My mind is a weird little creature- it’s a little counter-intuitive to discipline, or to make do tricks- like settle down when I need it to.
A few days ago, I was chatting with Victoria after work. We have the same problem- coming up with clever new ideas and techniques. We try to let our minds run free, and instead it feels like we put them on a hamster wheel- running ragged, but going nowhere.
It’s even tougher when we have a deadline. The idea that not only MUST you be creative, but that there will be real consequences for failure seems to dispel every whiff of imagination before it can even condense. Victoria needs to come up with fresh menu ideas at least monthly. I need to think of something to write about every week.
“What do you do when you need inspiration?” she asks.
Here’s a few things I rely on:
I get my best ideas while exercising- running, especially. This is surprisingly common to a lot of chefs, but it’s not necessarily the exercise that does it. It’s doing whatever it takes for your brain to sit down, shut up, and pay attention for a minute- anything except running itself around in circles.
In his comic “The Oatmeal,” Matthew Innman (himself an ultra marathon runner) describes a mental state he enters when running as “The Void”- it’s a space where his fears, anxieties, and urges to quit vanish and he can just NOT think. Instead, he gets a simple, blissful nothingness.
When I get there, my brain shuts up- especially the parts that say “what a stupid idea”- and my imagination can cut loose.
While cookbooks as we know them- written by cooks for cooks- where created by Carême, writing down recipes for others goes back to the Middle Ages. This means that, yes, you can pick up copies and read them.
One of my favorite things to do (and a great source of inspiration) is picking up and flipping through old cookbooks- the older the better. I often find great ones in thrift stores, antique shops, and resources online for remarkably cheap if not free. Going through them and looking at the food of hundreds of years ago doesn’t just offer ideas. It offers me a feeling of ROOTS- a deep connection through my craft, going back in time. A direct communication from the cooks and homemakers of the past, to me.
3. Past Experiences/ Memories
“Garbage in, garbage out.” I’ve written about it before, but one of the best things you can do as a cook/baker, or as any creative person, is EXPOSE YOURSELF TO EVERYTHING. Eat wonderful food, and eat crappy food so you know the difference.
Store all those tastes/combinations/experiences in your mind. Remember which ones work and which ones don’t. When you need knowledge, you look it up in a library or online. As cooks, we should build a gallery in our mind and treat it the same way. A veritable library of flavors we can combine when we need to.

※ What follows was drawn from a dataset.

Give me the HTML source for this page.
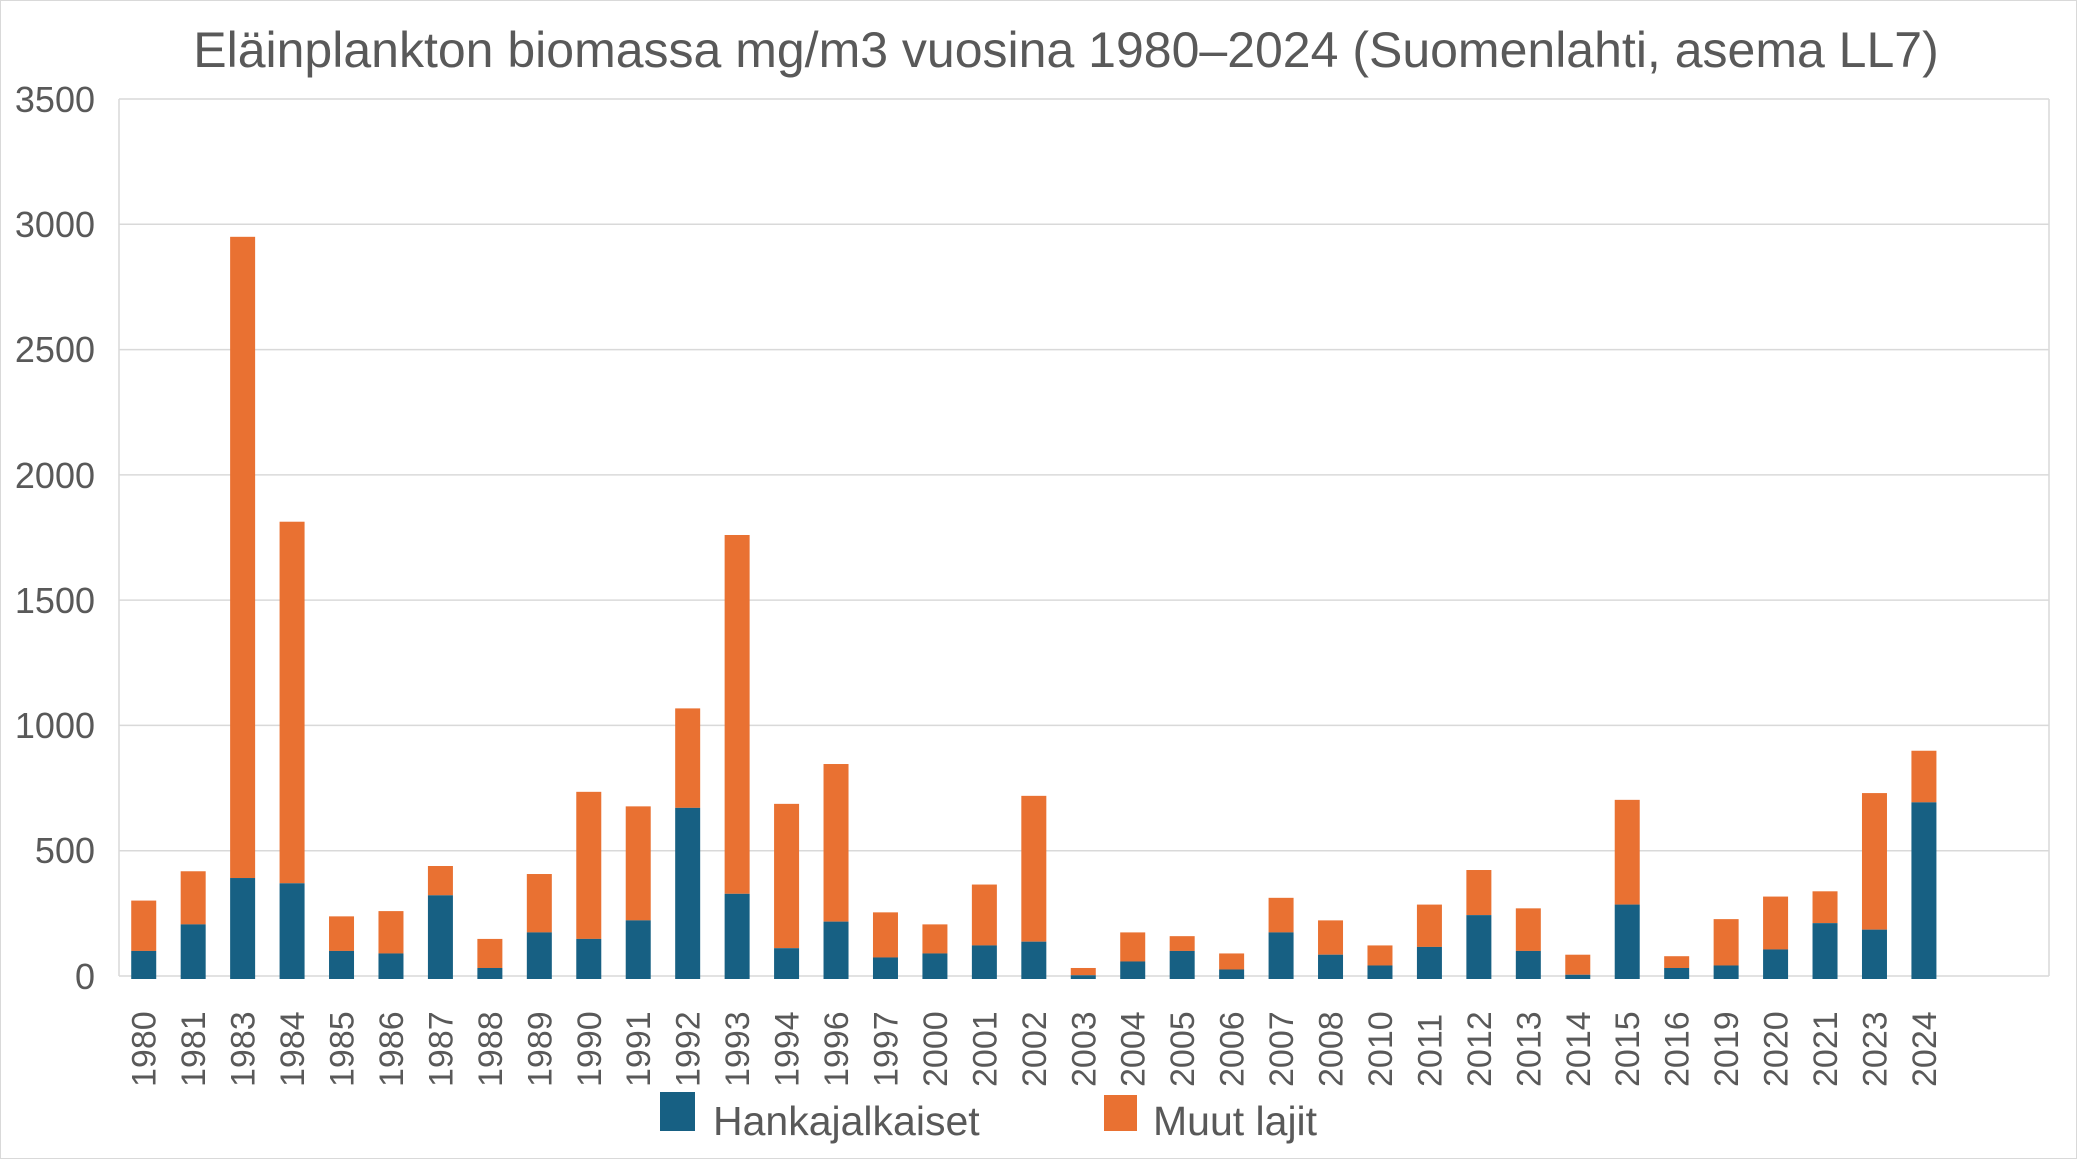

If I’m ever stuck for an idea in the kitchen, I always wind up thinking about things I’ve had in the past that I loved. Can I bring them back? Can I make them different, or better?
As for writing, well… that’s the fun part. Want to build a sense of literary taste?
4. Friends and Family
I’m a cook, and consequently, I tend to gather people around me who have strong opinions about food. They are not necessarily professionals- many of them are just home cooks, or people who treat it as a hobby. The wonderful thing about food is that all you need to do is love it enough. I regularly pick my friends brains for what they might like to eat, or what they do with certain ingredients. This is especially wonderful if you have friends with special diets- there are a few people who live gluten free/vegan/whatever lifestyles that I can call on for answers to following their diets, and how to make those things taste good.
Sometimes you need more voices than your own to get ideas from- there’s no shame in it.
“All that’s great- but I’ve got inspirations. I just need to make my brain BEHAVE. I NEED to create on a deadline. What do you do for that, oh great baking maven?”
What do you do?
Step 1- DO SOMETHING!
Seriously, just put SOMETHING on the page. ANYTHING. Throw some stuff together that tastes good. Doodle. Starting with something beats starting from nothing. This won’t be the final draft, or remotely perfect, so that leads to Step 2.
Step 2- FAIL FASTER.
Start iterating. Write things down and cross them out as needed. Nothing can be precious. You can’t treasure anything. Stop waiting till the night before the deadline for a muse to fall out of heaven and beat genius into you. Putting out an imperfect something beats putting out perfect nothing. Go through trial after trial and draft after draft while you have time. You WILL NOT slam out beauty on the first shot- so make sure you have time to MAKE it beautiful.
Step 3- Walk Away
Imagination is a muscle. It needs exercise, it needs fuel, and it needs rest. After you work for a while, walk away. Let ideas simmer for a while. Come back to it later, and come back stronger. Let new ideas slip in when you’re not looking.
Hopefully that’ll help Victoria, and you too.
Of course, the deadline, time-management thing… that’ll take some effort.